British Prime Minister Liz Truss, who announced her resignation on Thursday after just six weeks in power, goes down as the shortest-serving premier in the last 100 years.
AFP looks at the five leaders who have had the shortest stint in 10 Downing Street over the past century:
Former foreign minister Truss took office on September 6 in the wake of a party revolt against former Conservative leader Boris Johnson.
Britain's third female prime minister beat Johnson's former finance chief Rishi Sunak for the top job on a platform of sweeping tax cuts that won over the Tory rank-and-file.
But the mini-budget unveiled by her finance minister Kwasi Kwarteng, which promises tax cuts for all, including top earners, to be funded by massive borrowing, caused market chaos.
With the pound taking a battering, Truss and Kwarteng were forced into a U-turn.
Truss later fired Kwarteng but by then she had been mortally weakened and when her interior minister quit and growing number of Tory MPs revolted she fell on her sword.
The Canadian-born son of a Scottish clergyman, who ruled for less than a year in 1922-1923, was the shortest-serving British prime minister of the 20th century.
The Conservative Party leader occupied senior positions in David Lloyd George's cabinet during World War I but later withdrew the Tories' support from the charismatic Liberal premier.
Lloyd George was forced to resign and Bonar Law, who lost his two eldest sons in World War I, succeeded him.
After 209 days the man dubbed the "forgotten" British premier himself stepped aside due to ill health and died six months later.
Alec Douglas-Home became prime minister in October 1963 after being asked by the ailing prime minister Harold MacMillan to replace him.
Douglas-Home, who was from a major Scottish aristocratic family, led the country for a year before the Conservatives were beaten into opposition in October 1964 by Harold Wilson's Labour Party. He later served as an acclaimed foreign secretary under Edward Heath.
Anthony Eden was a much-feted foreign minister under wartime leader Winston Churchill but had much less success in the top job.

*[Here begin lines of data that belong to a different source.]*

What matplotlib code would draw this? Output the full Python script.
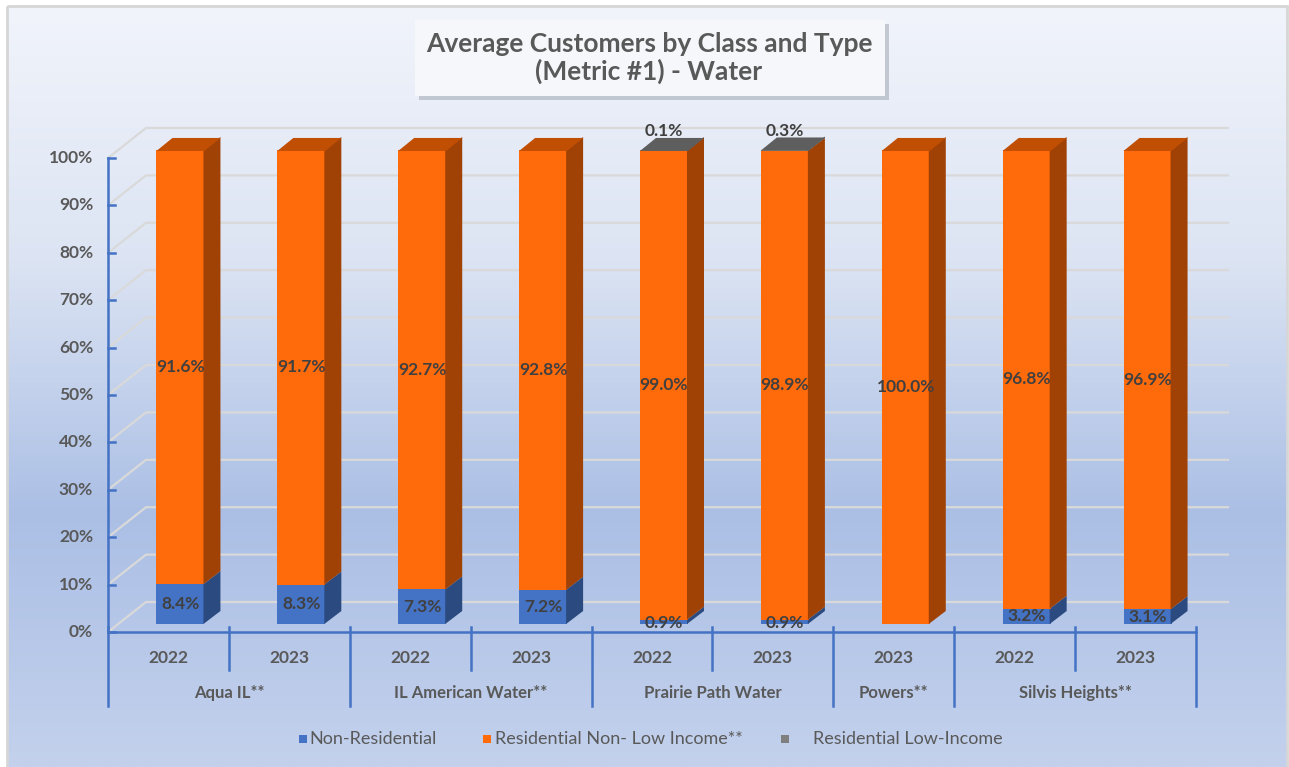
import numpy as np
import matplotlib.pyplot as plt
from matplotlib.patches import Polygon, Rectangle
from matplotlib.colors import LinearSegmentedColormap

plt.rcParams['font.family'] = ['Lato', 'DejaVu Sans']

# ---- data ----
groups = ["Aqua IL**", "IL American Water**", "Prairie Path Water", "Powers**", "Silvis Heights**"]
group_years = [["2022", "2023"], ["2022", "2023"], ["2022", "2023"], ["2023"], ["2022", "2023"]]
non_residential = [8.4, 8.3, 7.3, 7.2, 0.9, 0.9, 0.0, 3.2, 3.1]
res_non_low = [91.6, 91.7, 92.7, 92.8, 99.0, 98.9, 100.0, 96.8, 96.9]
res_low = [0.0, 0.0, 0.0, 0.0, 0.1, 0.3, 0.0, 0.0, 0.0]
series_names = ["Non-Residential", "Residential Non- Low Income**", "Residential Low-Income"]

front_cols = ["#4472C4", "#FF6A0B", "#7F7F7F"]
side_cols = ["#2B4A80", "#A04105", "#4F4F4F"]
top_cols = ["#3A63AE", "#C04F04", "#5E5E5E"]
txt = "#595959"
lbl = "#404040"

W, H = 1289, 767
fig = plt.figure(figsize=(W / 100, H / 100), dpi=100)

# background + frame
bg = fig.add_axes([0, 0, 1, 1])
bg.set_xlim(0, W)
bg.set_ylim(H, 0)
bg.axis("off")
grad = np.linspace(0, 1, 256).reshape(-1, 1)
cmap = LinearSegmentedColormap.from_list("bgc", ["#F1F4FB", "#DCE4F3", "#ABBFE5", "#C3D1EC"])
bg.imshow(grad, cmap=cmap, aspect="auto", extent=[8, 1287, 767, 6], zorder=0)
bg.add_patch(Rectangle((7, 5.5), 1280, 770, fill=False, ec="#D6D6D6", lw=2, zorder=1))

# title box with shadow
bg.add_patch(Rectangle((419, 24), 470, 76, fc="#9AA1AA", ec="none", alpha=0.5, zorder=2))
bg.add_patch(Rectangle((415, 20), 470, 76, fc="#F5F7FB", ec="none", zorder=3))
bg.text(649, 58, "Average Customers by Class and Type\n(Metric #1) - Water", ha="center", va="center",
        fontsize=19, fontweight="bold", color=txt, linespacing=1.1, zorder=4)

# plot axes: x in category slots, y in percent
x0, x1, y0, y1 = 108, 1196, 632, 158
ax = fig.add_axes([x0 / W, (H - y0) / H, (x1 - x0) / W, (y0 - y1) / H])
ax.set_xlim(-0.5, 8.5)
ax.set_ylim(0, 100)
ax.axis("off")
ax.patch.set_alpha(0)

pxx = (x1 - x0) / 9.0
pxy = (y0 - y1) / 100.0
wall_dx, wall_dy = 38 / pxx, 30 / pxy
sx, sy = 12 / pxx, 8 / pxy
bw = 48 / pxx
ddx, ddy = 16 / pxx, 13 / pxy
ov = 1 / pxx  # small overlap to hide seams

# gridlines (back wall + floor side)
for v in range(0, 101, 10):
    ax.plot([-0.5, -0.5 + wall_dx, 8.5 + wall_dx - 0.05], [v, v + wall_dy, v + wall_dy],
            color="#D9D9D9", lw=1.6, clip_on=False, zorder=1)

# y axis
ax.plot([-0.5, -0.5], [0, 100], color="#4472C4", lw=1.8, clip_on=False, zorder=6)
for v in range(0, 101, 10):
    ax.plot([-0.5, -0.5 + 7 / pxx], [v, v], color="#4472C4", lw=1.8, clip_on=False, zorder=6)
    ax.text(-0.5 - 15 / pxx, v, f"{v}%", ha="right", va="center", fontsize=12.5,
            fontweight="bold", color=txt, clip_on=False)

# x axis with two-level labels
ax.plot([-0.5, 8.5], [0, 0], color="#4472C4", lw=1.8, clip_on=False, zorder=6)
pos = 0
for g, yrs in zip(groups, group_years):
    n = len(yrs)
    for k, yr in enumerate(yrs):
        ax.text(pos + k, -26 / pxy, yr, ha="center", va="center", fontsize=12.5,
                fontweight="bold", color=txt, clip_on=False)
        if k > 0:
            ax.plot([pos + k - 0.5] * 2, [1, -38 / pxy], color="#4472C4", lw=1.8, clip_on=False)
    ax.text(pos + (n - 1) / 2, -61 / pxy, g, ha="center", va="center", fontsize=12,
            fontweight="bold", color=txt, clip_on=False)
    ax.plot([pos - 0.5] * 2, [1, -74 / pxy], color="#4472C4", lw=1.8, clip_on=False)
    pos += n
ax.plot([pos - 0.5] * 2, [1, -74 / pxy], color="#4472C4", lw=1.8, clip_on=False)

# bars
series = [non_residential, res_non_low, res_low]
xs = np.arange(len(non_residential))
bottom = np.zeros(len(xs))
for s, vals in enumerate(series):
    vals = np.array(vals)
    ax.bar(xs + sx, vals, width=bw, bottom=bottom + sy, color=front_cols[s],
           edgecolor="none", zorder=3, clip_on=False)
    for i, v in enumerate(vals):
        if v <= 0:
            continue
        xr = xs[i] + sx + bw / 2 - ov
        b, t = bottom[i] + sy, bottom[i] + v + sy
        ax.add_patch(Polygon([[xr, b], [xr + ddx + ov, b + ddy], [xr + ddx + ov, t + ddy], [xr, t]],
                             closed=True, fc=side_cols[s], ec="none", zorder=3, clip_on=False))
    bottom = bottom + vals

# top faces coloured by the topmost non-zero series
for i in xs:
    top_s = max(s for s in range(3) if series[s][i] > 0)
    xl = xs[i] + sx - bw / 2
    t = bottom[i] + sy - 0.2
    ax.add_patch(Polygon([[xl, t], [xl + bw, t], [xl + bw + ddx, t + ddy], [xl + ddx, t + ddy]],
                         closed=True, fc=top_cols[top_s], ec="none", zorder=4, clip_on=False))

# data labels
for i in xs:
    c = xs[i] + sx
    nr, rn, rl = non_residential[i], res_non_low[i], res_low[i]
    if nr > 0:
        yb = sy + nr / 2 if nr > 2 else sy + 0.3
        ax.text(c, yb, f"{nr:.1f}%", ha="center", va="center", fontsize=12.5,
                fontweight="bold", color=lbl, zorder=7)
    ax.text(c, sy + nr + rn / 2, f"{rn:.1f}%", ha="center", va="center", fontsize=12.5,
            fontweight="bold", color=lbl, zorder=7)
    if rl > 0:
        ax.text(c, 100 + sy + 4.0, f"{rl:.1f}%", ha="center", va="center", fontsize=12.5,
                fontweight="bold", color=lbl, zorder=7, clip_on=False)

# legend
leg_x = [303, 487, 785]
txt_x = [309, 495, 813]
for k in range(3):
    bg.add_patch(Rectangle((leg_x[k] - 4, 735), 8, 8, fc=front_cols[k], ec="none", zorder=5))
    bg.text(txt_x[k], 739, series_names[k], ha="left", va="center", fontsize=13,
            color=txt, zorder=5)

fig.savefig("out.png", dpi=100)
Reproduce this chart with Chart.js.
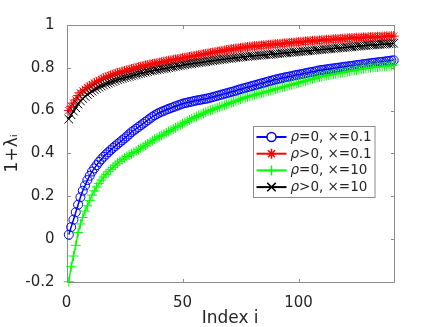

He served three times as Britain's top diplomat, in the 1930s, 1940s and 1950s but by the time he got his chance to lead, after Churchill resigned in 1955, he was suffering from ill health.
His handling of the Suez crisis in 1956 proved his downfall, with the Anglo-French attack on Egypt over its nationalisation of the canal drawing widespread condemnation.
Eden never recovered politically from the fiasco and resigned on January 9, 1957.
Brown was a star finance minister under Labour prime minister Tony Blair from 1997 to 2007.
But after spending a decade as leader-in-waiting the dour Scot struggled to connect with the public when he became premier.
While campaigning in the 2010 election he tripped up badly after being caught on a live television microphone as describing a widowed pensioner he had just met as "bigoted".
Labour lost the election and Brown quit.
In the 18th and 19th centuries, British prime ministers often spent less than a year in office.
The Duke of Devonshire lasted only 225 days in 1756-57 while the 2nd Earl of Shelburne managed 265 days in 1782-83.
In the 19th century, the Duke of Wellington served a mere 22 days during his second term as prime minister in 1834.